INFORMATION SUPPLIED

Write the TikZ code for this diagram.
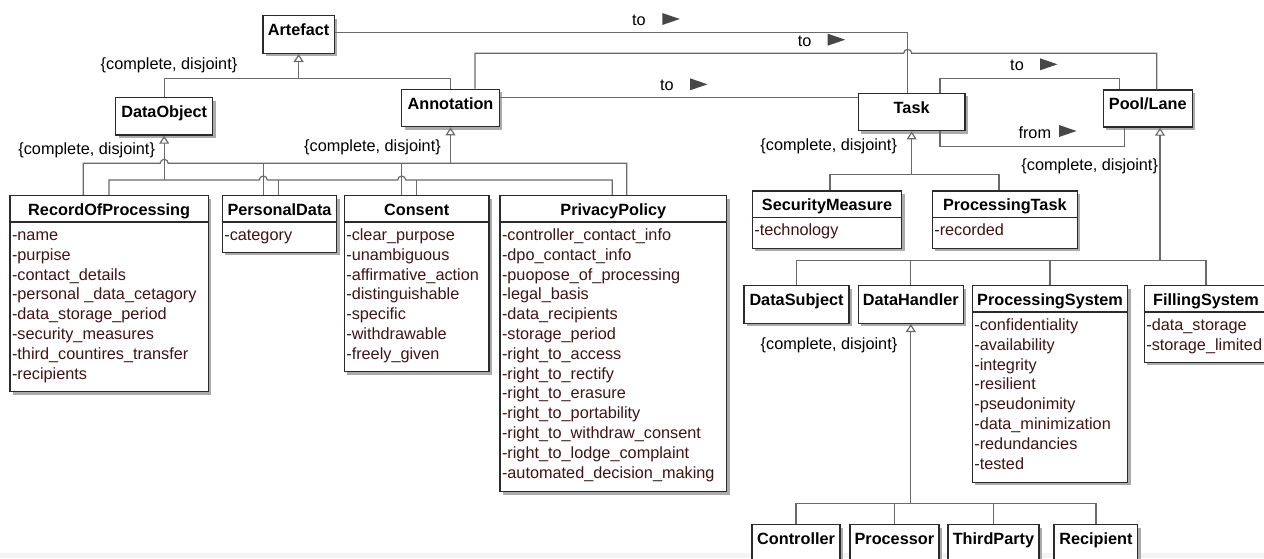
\documentclass[tikz,border=0pt]{standalone}
\usepackage{fontspec}
\setmainfont{Liberation Sans}
\usetikzlibrary{arrows.meta,calc,fit,shadows}

\definecolor{boxline}{HTML}{2B2B2B}
\definecolor{connline}{HTML}{6A6A6A}
\definecolor{attrtext}{HTML}{3F1414}
\definecolor{dirmark}{HTML}{474747}
\definecolor{shadowgray}{HTML}{ABABAB}
\definecolor{bandgray}{HTML}{F4F4F4}

\tikzset{
  box/.style={draw=boxline, line width=1.1pt, fill=white, inner sep=0pt,
    drop shadow={shadow xshift=2.2pt, shadow yshift=-2.2pt, fill=shadowgray, opacity=1}},
  boxrule/.style={draw=boxline, line width=1.1pt},
  classtitle/.style={anchor=base, inner sep=0pt, font=\fontsize{12.2}{14.85}\selectfont\bfseries},
  attrs/.style={anchor=base west, inner sep=0pt, text=attrtext, font=\fontsize{12.2}{14.85}\selectfont},
  conn/.style={draw=connline, line width=0.9pt},
  gen/.style={conn, -{Triangle[open, length=6pt, width=7.5pt]}},
  lbl/.style={inner sep=0pt, font=\fontsize{12.2}{14.85}\selectfont},
  dirtri/.style={fill=dirmark},
}

% one attribute line of a class compartment
\newcommand{\aline}[1]{\hbox{#1}}
% class box without attributes: name, NW corner, SE corner, title
\newcommand{\umlbox}[4]{%
  \node[box, fit={#2 #3}] (#1) {};
  \node[classtitle] (#1-t) at ($(#1.north)+(0,20.5)$) {#4};
}
% class box with an attribute compartment
\newcommand{\umlclass}[5]{%
  \umlbox{#1}{#2}{#3}{#4}
  \draw[boxrule] ($(#1.north west)+(0,27)$) -- ($(#1.north east)+(0,27)$);
  \node[attrs] (#1-a) at ($(#1.north west)+(2.5,45.5)$) {\vtop{#5}};
}
% filled direction marker next to an association name
\newcommand{\dirmark}[2]{\fill[dirtri] (#1,#2-6) -- (#1+17.5,#2) -- (#1,#2+6) -- cycle;}

\begin{document}
\begin{tikzpicture}[x=0.75pt, y=-0.75pt]
\useasboundingbox (0,0) rectangle (1264,558);
\clip (0,0) rectangle (1264,558);
\fill[bandgray] (0,553) rectangle (1264,558);

% ---- classes ----
\umlbox{art}{(263,15.7)}{(334.3,53.3)}{Artefact}
\umlbox{dobj}{(115.7,97.7)}{(212.7,135)}{DataObject}
\umlbox{ann}{(401.7,89.3)}{(499.3,126.7)}{Annotation}
\umlbox{task}{(858.3,93.3)}{(965,130.7)}{Task}
\umlbox{pool}{(1103.3,90)}{(1192.3,127)}{Pool/Lane}

\umlclass{rop}{(10,195.7)}{(208.3,391.7)}{RecordOfProcessing}{%
  \aline{-name}\aline{-purpise}\aline{-contact\_details}\aline{-personal \_data\_cetagory}%
  \aline{-data\_storage\_period}\aline{-security\_measures}\aline{-third\_countires\_transfer}\aline{-recipients}}
\umlclass{pd}{(222.3,195.7)}{(336.7,252.3)}{PersonalData}{\aline{-category}}
\umlclass{cons}{(344.3,195.7)}{(489,371.7)}{Consent}{%
  \aline{-clear\_purpose}\aline{-unambiguous}\aline{-affirmative\_action}\aline{-distinguishable}%
  \aline{-specific}\aline{-withdrawable}\aline{-freely\_given}}
\umlclass{pp}{(500,195.7)}{(726.7,491.7)}{PrivacyPolicy}{%
  \aline{-controller\_contact\_info}\aline{-dpo\_contact\_info}\aline{-puopose\_of\_processing}%
  \aline{-legal\_basis}\aline{-data\_recipients}\aline{-storage\_period}\aline{-right\_to\_access}%
  \aline{-right\_to\_rectify}\aline{-right\_to\_erasure}\aline{-right\_to\_portability}%
  \aline{-right\_to\_withdraw\_consent}\aline{-right\_to\_lodge\_complaint}\aline{-automated\_decision\_making}}

\umlclass{secm}{(752.3,191)}{(901.7,248.3)}{SecurityMeasure}{\aline{-technology}}
\umlclass{ptask}{(932.3,191)}{(1077.3,248.3)}{ProcessingTask}{\aline{-recorded}}

\umlbox{dsub}{(744,285.7)}{(849,323.3)}{DataSubject}
\umlbox{dhand}{(858.3,285.7)}{(963.3,323.3)}{DataHandler}
\umlclass{psys}{(972.3,285.7)}{(1127.7,482.3)}{ProcessingSystem}{%
  \aline{-confidentiality}\aline{-availability}\aline{-integrity}\aline{-resilient}%
  \aline{-pseudonimity}\aline{-data\_minimization}\aline{-redundancies}\aline{-tested}}
\umlclass{fsys}{(1144.3,285.7)}{(1267.7,362.3)}{FillingSystem}{%
  \aline{-data\_storage}\aline{-storage\_limited}}

\umlbox{ctrl}{(752.1,524.6)}{(840,575)}{Controller}
\umlbox{proc}{(849.9,524.6)}{(938.8,575)}{Processor}
\umlbox{third}{(948,524.6)}{(1038.9,575)}{ThirdParty}
\umlbox{recip}{(1054.2,524.6)}{(1137.7,575)}{Recipient}

% ---- generalizations ----
\coordinate (jArt) at (art.south |- 0,78.3);
\draw[conn] (dobj.north) |- (jArt) -| (ann.north);
\draw[gen] (jArt) -- (art.south);
\node[lbl] (cd1) at (169,65) {\{complete, disjoint\}};

% DataObject subclasses (lower rail)
\draw[conn] (109,0 |- rop.north) -- (109,180) -- (259.3,180)
  arc[start angle=180, end angle=360, radius=4] -- (397.7,180)
  arc[start angle=180, end angle=360, radius=4] -- (612.3,180) -- (612.3,0 |- pp.north);
\draw[conn] (278.3,180) -- (278.3,0 |- pd.north);
\draw[conn] (416.7,180) -- (416.7,0 |- cons.north);
\draw[gen] (dobj.south |- 0,180) -- (dobj.south);
\node[lbl] (cd2) at (86.7,150) {\{complete, disjoint\}};

% Annotation subclasses (upper rail)
\draw[conn] (83.3,0 |- rop.north) -- (83.3,163.3) -- ($(dobj.south |- 0,163.3)+(-4,0)$)
  arc[start angle=180, end angle=360, radius=4] -- (626.7,163.3) -- (626.7,0 |- pp.north);
\draw[conn] (263.3,163.3) -- (263.3,0 |- pd.north);
\draw[conn] (401.7,163.3) -- (401.7,0 |- cons.north);
\draw[gen] (ann.south |- 0,163.3) -- (ann.south);
\node[lbl] (cd3) at (372.5,147) {\{complete, disjoint\}};

% Task subclasses
\draw[conn] (830,0 |- secm.north) |- (999,174.3) -- (999,0 |- ptask.north);
\draw[gen] (task.south |- 0,174.3) -- (task.south);
\node[lbl] (cd4) at (828.7,146) {\{complete, disjoint\}};

% Pool/Lane subclasses
\draw[conn] (dsub.north) |- (fsys.north |- 0,260.7) -- (fsys.north);
\draw[conn] (dhand.north) -- (dhand.north |- 0,260.7);
\draw[conn] (psys.north) -- (psys.north |- 0,260.7);
\draw[gen] (1160,260.7) -- (1160,0 |- pool.south);
\node[lbl] (cd5) at (1089.7,166) {\{complete, disjoint\}};

% DataHandler subclasses
\draw[conn] (ctrl.north) |- (recip.north |- 0,503.4) -- (recip.north);
\draw[conn] (proc.north) -- (proc.north |- 0,503.4);
\draw[conn] (third.north) -- (third.north |- 0,503.4);
\draw[gen] (dhand.south |- 0,503.4) -- (dhand.south);
\node[lbl] (cd6) at (829,345) {\{complete, disjoint\}};

% ---- associations ----
\draw[conn] (art.east |- 0,32.3) -- (907.7,32.3) -- (907.7,0 |- task.north);
\node[lbl] (a1) at (639,20.5) {to};
\dirmark{662.3}{19}

\draw[conn] (475,0 |- ann.north) -- (475,53.3) -- (903.7,53.3)
  arc[start angle=180, end angle=360, radius=4] -- (1156.7,53.3) -- (1156.7,0 |- pool.north);
\node[lbl] (a2) at (804.7,41) {to};
\dirmark{827.7}{39.7}

\draw[conn] (ann.east |- 0,97.7) -- (task.west |- 0,97.7);
\node[lbl] (a3) at (667,85.7) {to};
\dirmark{690}{84.3}

\draw[conn] (940,0 |- task.north) -- (940,78.3) -- (1119.3,78.3) -- (1119.3,0 |- pool.north);
\node[lbl] (a4) at (1017,65.7) {to};
\dirmark{1040}{64.3}

\draw[conn] (940,0 |- task.south) -- (940,146.7) -- (1124.3,146.7) -- (1124.3,0 |- pool.south);
\node[lbl] (a5) at (1034.8,132.3) {from};
\dirmark{1059}{131}
\end{tikzpicture}
\end{document}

DO THIS
Only lines belong in the copy: transcribe those from the start of the data through the line that contains "(0,553) rectangle (1264,558);", and skip the pictures.

RESPONSE FOR THIS EXERCISE
Write the TikZ code for this diagram.
\documentclass[tikz,border=0pt]{standalone}
\usepackage{fontspec}
\setmainfont{Liberation Sans}
\usetikzlibrary{arrows.meta,calc,fit,shadows}

\definecolor{boxline}{HTML}{2B2B2B}
\definecolor{connline}{HTML}{6A6A6A}
\definecolor{attrtext}{HTML}{3F1414}
\definecolor{dirmark}{HTML}{474747}
\definecolor{shadowgray}{HTML}{ABABAB}
\definecolor{bandgray}{HTML}{F4F4F4}

\tikzset{
  box/.style={draw=boxline, line width=1.1pt, fill=white, inner sep=0pt,
    drop shadow={shadow xshift=2.2pt, shadow yshift=-2.2pt, fill=shadowgray, opacity=1}},
  boxrule/.style={draw=boxline, line width=1.1pt},
  classtitle/.style={anchor=base, inner sep=0pt, font=\fontsize{12.2}{14.85}\selectfont\bfseries},
  attrs/.style={anchor=base west, inner sep=0pt, text=attrtext, font=\fontsize{12.2}{14.85}\selectfont},
  conn/.style={draw=connline, line width=0.9pt},
  gen/.style={conn, -{Triangle[open, length=6pt, width=7.5pt]}},
  lbl/.style={inner sep=0pt, font=\fontsize{12.2}{14.85}\selectfont},
  dirtri/.style={fill=dirmark},
}

% one attribute line of a class compartment
\newcommand{\aline}[1]{\hbox{#1}}
% class box without attributes: name, NW corner, SE corner, title
\newcommand{\umlbox}[4]{%
  \node[box, fit={#2 #3}] (#1) {};
  \node[classtitle] (#1-t) at ($(#1.north)+(0,20.5)$) {#4};
}
% class box with an attribute compartment
\newcommand{\umlclass}[5]{%
  \umlbox{#1}{#2}{#3}{#4}
  \draw[boxrule] ($(#1.north west)+(0,27)$) -- ($(#1.north east)+(0,27)$);
  \node[attrs] (#1-a) at ($(#1.north west)+(2.5,45.5)$) {\vtop{#5}};
}
% filled direction marker next to an association name
\newcommand{\dirmark}[2]{\fill[dirtri] (#1,#2-6) -- (#1+17.5,#2) -- (#1,#2+6) -- cycle;}

\begin{document}
\begin{tikzpicture}[x=0.75pt, y=-0.75pt]
\useasboundingbox (0,0) rectangle (1264,558);
\clip (0,0) rectangle (1264,558);
\fill[bandgray] (0,553) rectangle (1264,558);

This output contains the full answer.